When Lily ran her Facebook likes through the program, she was surprised at how well it scored on most of 20 things. It nailed her age within two years, religion, gender, education in journalism.

Then she compared those results with a standard test from Cambridge. It categorized her personality in five areas: openness, conscientiousness, extraversion, agreeableness, and neuroticism. She agreed with the test results with the exception of extraversion which she thought was low, especially when she considered extraversion as one of her defining traits.

Then five of Lily’s friends filled out a questionnaire on her personality. Surprisingly, the Facebook likes corresponded more closely to the standard test than either her own opinion or those generated by her friends.

Not so surprising says David Stillwell, a researcher at the Psychometrics Centre. Who we are is a philosophical question. Then, maybe we are not just one but different personalities; our self-impressions, the digital projection of ourselves online, and our personality as perceived by friends.

I was curious about what my Facebook likes would reveal about me so I tried the Apply Magic Sauce algorithm only to find that I didn’t have enough likes on Facebook to make an assessment. “Sorry, we are unable to generate a prediction.” was the reply “An insufficient number of your Likes match with those in our database, and we don’t believe in guesswork. Please take our full personality test, if you would still like to receive scientific feedback on your traits. Thanks!”

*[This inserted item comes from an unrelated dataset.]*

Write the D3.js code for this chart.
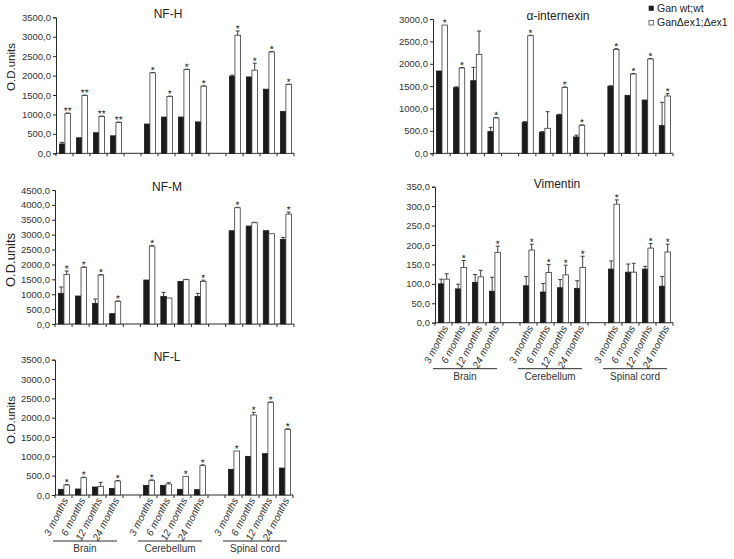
<!DOCTYPE html>
<html>
<head>
<meta charset="utf-8">
<script src="https://cdn.jsdelivr.net/npm/d3@7"></script>
<style>
  body { margin: 0; background: #fff; }
  svg { font-family: "Liberation Sans", Arial, sans-serif; }
</style>
</head>
<body>
<svg id="chart" width="734" height="559"></svg>
<script>
// categories
const ages    = ["3 months", "6 months", "12 months", "24 months"];
const regions = ["Brain", "Cerebellum", "Spinal cord"];
const seriesNames = ["Gan wt;wt", "GanΔex1;Δex1"];

// NF-H
const nfhWt     = [240, 400, 530, 450, 753, 933, 933, 808, 1985, 1965, 1650, 1078];
const nfhWtErr  = [40, 0, 0, 0, 0, 0, 0, 0, 25, 0, 0, 0];
const nfhKo     = [1027, 1488, 949, 795, 2070, 1462, 2155, 1727, 3038, 2139, 2608, 1770];
const nfhKoErr  = [10, 10, 10, 10, 10, 10, 10, 10, 110, 180, 10, 10];
const nfhStars  = ["**", "**", "**", "**", "*", "*", "*", "*", "*", "*", "*", "*"];
const nfhTicks  = [0, 500, 1000, 1500, 2000, 2500, 3000, 3500];

// alpha-internexin
const intWt     = [1838, 1466, 1622, 484, 692, 469, 856, 365, 1496, 1295, 1190, 618];
const intWtErr  = [0, 20, 298, 96, 15, 15, 15, 40, 15, 0, 0, 520];
const intKo     = [2865, 1905, 2210, 789, 2627, 558, 1473, 625, 2321, 1771, 2106, 1280];
const intKoErr  = [0, 10, 521, 10, 10, 372, 10, 10, 15, 10, 10, 52];
const intStars  = ["*", "*", "", "*", "*", "", "*", "*", "*", "*", "*", "*"];
const intTicks  = [0, 500, 1000, 1500, 2000, 2500, 3000];

// NF-M
const nfmWt     = [1029, 940, 694, 347, 1477, 928, 1432, 928, 3132, 3289, 3132, 2841];
const nfmWtErr  = [213, 0, 145, 0, 0, 135, 0, 100, 0, 0, 0, 67];
const nfmKo     = [1667, 1902, 1644, 761, 2617, 873, 1488, 1432, 3904, 3400, 3031, 3691];
const nfmKoErr  = [112, 15, 15, 15, 15, 0, 10, 40, 15, 15, 0, 67];
const nfmStars  = ["*", "*", "*", "*", "*", "", "", "*", "*", "", "", "*"];
const nfmTicks  = [0, 500, 1000, 1500, 2000, 2500, 3000, 3500, 4000, 4500];

// Vimentin
const vimWt     = [100, 87, 104, 81, 95, 79, 90, 88, 138, 130, 138, 94];
const vimWtErr  = [12, 12, 20, 36, 24, 22, 21, 20, 21, 21, 7, 25];
const vimKo     = [112, 142, 118, 181, 187, 129, 123, 142, 305, 130, 192, 182];
const vimKoErr  = [14, 18, 17, 16, 15, 21, 25, 29, 11, 23, 12, 20];
const vimStars  = ["", "*", "", "*", "*", "*", "*", "*", "*", "", "*", "*"];
const vimTicks  = [0, 50, 100, 150, 200, 250, 300, 350];

// NF-L
const nflWt     = [147, 155, 207, 172, 250, 250, 147, 138, 664, 1000, 1069, 698];
const nflWtErr  = [0, 0, 0, 0, 0, 0, 0, 0, 0, 0, 0, 0];
const nflKo     = [259, 448, 224, 362, 371, 284, 483, 759, 1138, 2069, 2397, 1698];
const nflKoErr  = [10, 15, 104, 10, 20, 35, 0, 20, 0, 70, 10, 15];
const nflStars  = ["*", "*", "", "*", "*", "", "*", "*", "*", "*", "*", "*"];
const nflTicks  = [0, 500, 1000, 1500, 2000, 2500, 3000, 3500];

const panels = [
  { title: "NF-H", wt: nfhWt, wtErr: nfhWtErr, ko: nfhKo, koErr: nfhKoErr, stars: nfhStars, ticks: nfhTicks,
    x0: 56, x1: 294, yTop: 17.3, yBot: 153.3, titleX: 168, yLabel: 67, yLabelSize: 11.5 },
  { title: "α-internexin", wt: intWt, wtErr: intWtErr, ko: intKo, koErr: intKoErr, stars: intStars, ticks: intTicks,
    x0: 433, x1: 673, yTop: 19, yBot: 153.3, titleX: 558 },
  { title: "NF-M", wt: nfmWt, wtErr: nfmWtErr, ko: nfmKo, koErr: nfmKoErr, stars: nfmStars, ticks: nfmTicks,
    x0: 55, x1: 294, yTop: 190, yBot: 324, titleX: 167, yLabel: 260, yLabelSize: 13 },
  { title: "Vimentin", wt: vimWt, wtErr: vimWtErr, ko: vimKo, koErr: vimKoErr, stars: vimStars, ticks: vimTicks,
    x0: 435, x1: 673, yTop: 186.7, yBot: 322.7, titleX: 557, xLabels: true },
  { title: "NF-L", wt: nflWt, wtErr: nflWtErr, ko: nflKo, koErr: nflKoErr, stars: nflStars, ticks: nflTicks,
    x0: 55, x1: 293, yTop: 359.7, yBot: 495, titleX: 167, yLabel: 420, yLabelSize: 11.5, xLabels: true }
];

const svg = d3.select("#chart");
const ink = "#2a2a2a";
const locale = d3.formatLocale({ decimal: ",", thousands: "", grouping: [3], currency: ["", ""] });
const fmt = locale.format(".1f");

// slots: 4 ages per region, one empty slot between regions
const slots = [];
regions.forEach((r, ri) => {
  ages.forEach(a => slots.push(r + "|" + a));
  if (ri < regions.length - 1) slots.push("gap" + ri);
});

function drawPanel(p) {
  const g = svg.append("g");
  const x = d3.scaleBand().domain(slots).range([p.x0, p.x1]);
  const bw = x.bandwidth();
  const sub = d3.scaleBand().domain([0, 1]).range([bw * 0.2, bw * 0.85]);
  const y = d3.scaleLinear().domain([0, d3.max(p.ticks)]).range([p.yBot, p.yTop]);

  const rows = p.wt.map((v, i) => ({
    slot: regions[Math.floor(i / 4)] + "|" + ages[i % 4],
    vals: [
      { s: 0, v: v, e: p.wtErr[i] },
      { s: 1, v: p.ko[i], e: p.koErr[i] }
    ],
    star: p.stars[i]
  }));

  // y axis
  const ya = g.append("g")
    .attr("transform", `translate(${p.x0},0)`)
    .call(d3.axisLeft(y).tickValues(p.ticks).tickSize(3).tickPadding(2).tickFormat(fmt));
  ya.select(".domain").attr("stroke", ink);
  ya.selectAll(".tick line").attr("stroke", ink);
  ya.selectAll(".tick text").attr("fill", "#333").attr("font-size", 9.5)
    .attr("font-family", "'Liberation Sans', Arial, sans-serif");

  // x axis with ticks between slots
  g.append("line")
    .attr("x1", p.x0).attr("x2", p.x1)
    .attr("y1", p.yBot).attr("y2", p.yBot)
    .attr("stroke", ink);
  const bounds = slots.map(s => x(s)).concat([p.x1]);
  g.selectAll("line.xt").data(bounds).join("line")
    .attr("class", "xt")
    .attr("x1", d => d).attr("x2", d => d)
    .attr("y1", p.yBot).attr("y2", p.yBot + 3)
    .attr("stroke", ink);

  const cat = g.selectAll("g.cat").data(rows).join("g")
    .attr("class", "cat")
    .attr("transform", d => `translate(${x(d.slot)},0)`);

  // error bars (drawn behind the bars)
  const eb = cat.selectAll("g.err").data(d => d.vals.filter(v => v.e > 0)).join("g").attr("class", "err");
  eb.append("line")
    .attr("x1", d => sub(d.s) + sub.bandwidth() / 2)
    .attr("x2", d => sub(d.s) + sub.bandwidth() / 2)
    .attr("y1", d => y(d.v)).attr("y2", d => y(d.v + d.e))
    .attr("stroke", ink).attr("stroke-width", 0.9);
  eb.append("line")
    .attr("x1", d => sub(d.s) + sub.bandwidth() / 2 - 2)
    .attr("x2", d => sub(d.s) + sub.bandwidth() / 2 + 2)
    .attr("y1", d => y(d.v + d.e)).attr("y2", d => y(d.v + d.e))
    .attr("stroke", ink).attr("stroke-width", 0.9);

  cat.selectAll("rect").data(d => d.vals).join("rect")
    .attr("x", d => sub(d.s))
    .attr("width", sub.bandwidth())
    .attr("y", d => y(d.v))
    .attr("height", d => y(0) - y(d.v))
    .attr("fill", d => d.s === 0 ? "#1b1b1b" : "#fff")
    .attr("stroke", d => d.s === 0 ? "#1b1b1b" : "#3a3a3a")
    .attr("stroke-width", 0.8);

  // significance stars; a hair of rotation keeps the tiny glyphs grey-antialiased
  g.selectAll("text.star").data(rows.filter(d => d.star)).join("text")
    .attr("class", "star")
    .attr("transform", d => `translate(${x(d.slot) + sub(1) + sub.bandwidth() / 2},${y(d.vals[1].v + d.vals[1].e) + 1}) rotate(0.2)`)
    .attr("text-anchor", "middle")
    .attr("font-size", 10)
    .attr("fill", "#222")
    .text(d => d.star);

  // title
  g.append("text")
    .attr("x", p.titleX).attr("y", p.yTop + 1)
    .attr("text-anchor", "middle")
    .attr("font-size", 12).attr("fill", "#222")
    .text(p.title);

  if (p.yLabel) {
    g.append("text")
      .attr("transform", `translate(15,${p.yLabel}) rotate(-90)`)
      .attr("text-anchor", "middle")
      .attr("font-size", p.yLabelSize).attr("fill", "#222")
      .text("O.D.units");
  }

  if (p.xLabels) {
    g.selectAll("text.age").data(rows).join("text")
      .attr("class", "age")
      .attr("transform", d => `translate(${x(d.slot) + bw / 2 + 5},${p.yBot + 5}) rotate(-63)`)
      .attr("text-anchor", "end")
      .attr("font-size", 10).attr("font-style", "italic").attr("fill", "#333")
      .text(d => d.slot.split("|")[1]);

    const lineY = p.yBot + 46;
    const grp = g.selectAll("g.region").data(regions).join("g").attr("class", "region");
    grp.append("line")
      .attr("x1", r => x(r + "|" + ages[0]) - 2)
      .attr("x2", r => x(r + "|" + ages[3]) + bw - 6)
      .attr("y1", lineY).attr("y2", lineY)
      .attr("stroke", ink).attr("stroke-width", 1);
    grp.append("text")
      .attr("x", r => (x(r + "|" + ages[0]) + x(r + "|" + ages[3]) + bw - 8) / 2)
      .attr("y", lineY + 11)
      .attr("text-anchor", "middle")
      .attr("font-size", 10).attr("fill", "#333")
      .text(r => r);
  }
}

panels.forEach(drawPanel);

// legend
const legend = svg.append("g").attr("transform", "translate(649,6)");
const li = legend.selectAll("g").data(seriesNames).join("g")
  .attr("transform", (d, i) => `translate(0,${i * 14.5})`);
li.append("rect")
  .attr("width", 4.5).attr("height", 4.5)
  .attr("fill", (d, i) => i === 0 ? "#1b1b1b" : "#fff")
  .attr("stroke", "#333").attr("stroke-width", 0.7);
li.append("text")
  .attr("x", 8).attr("y", 5.5)
  .attr("font-size", 10.5).attr("fill", "#222")
  .text(d => d);
</script>
</body>
</html>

So I did. I took the full personality test and here’s the results. I scored highest on openness,73%, which reflects intellectual curiosity. Next was agreeableness, 69%, which suggests that I’m easy to get along with. Then conscientiousness, 66%, a measure of how organized I am. Extraversion, 54%, a gauge of social interaction. Finally neuroticism, 24%, my response to life’s demands. “Based on your responses, you come across as someone who is rarely bothered by things, and when they do get you down the feeling does not persist for very long,” the assessment elaborated.

It seemed fairly accurate, but then, why wouldn’t it when I’m the one who answered the questions?

Social media such as Facebook contain a wealth of data about ourselves that we may not intentionally reveal. Lily couldn’t even remember liking the Saskatchewan Roughriders. And a she was only being ironic when she “liked” new fashion trend.

No problem, says Stillwell. “From a prediction perspective, it doesn’t matter, as long as there is a link between people liking something and their personality. If everyone likes it because they are being ironic, then maybe it would be related to low agreeableness. But it doesn’t matter because the prediction still works.”